Nonetheless, relentless optimism in the face of nature and even regulators was rampant in Boston. Bernardo Nicoletti, chief technology officer at GE Consumer Finance, said he expects his technology budget to stay flat at best, but that’s sufficient because hardware and software prices are going down, although spending on security and compliance is bucking that trend. With a lemonade from lemons approach, he figures GE can gain competitive advantage from regulatory compliance. It gets plenty of practice, he noted, since it does business in 41 different countries, each with its own set of financial regulations.

“Better credit risk management can give us a cost advantage,” he explained. “Manage your market risk and your operational risk and you can improve your position.”

Fortunately the analysts aren’t always so upbeat. Bill Bradway, senior analyst at Financial Insights, tossed a bucket of cold water over dreams of convergence and synergy.
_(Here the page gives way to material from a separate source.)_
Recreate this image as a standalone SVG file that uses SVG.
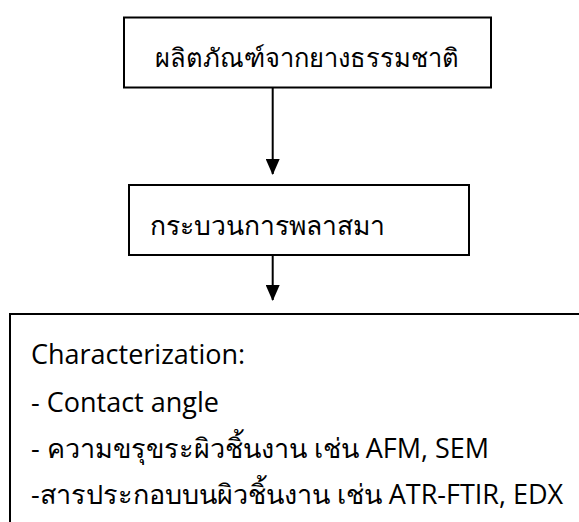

“You think the Solly guys at Citi ever talk to Travelers? Forget it.” Noting that check volumes have finally begun a downward trend even in the US, which accounts for 81 percent of the checks written in the entire world, Bradway suggested this made a difficult case for major investments in check processing. The longer the banks wait to make the investment, the lower their payback. Analysts Aaron McPherson and Jeanne Capachin, in their presentation on Check 21, cited their own survey of banks who had found a solution – they all expected to grow their check processing volumes, even in a downward trending business. Every single one of the banks they talked to expected to pay off new investments in processing with higher volumes. The analysts illustrated their conclusion with a simple PowerPoint cartoon – an ostrich with its head firmly buried in the sand.

Optimism is useful, foolish denial is not.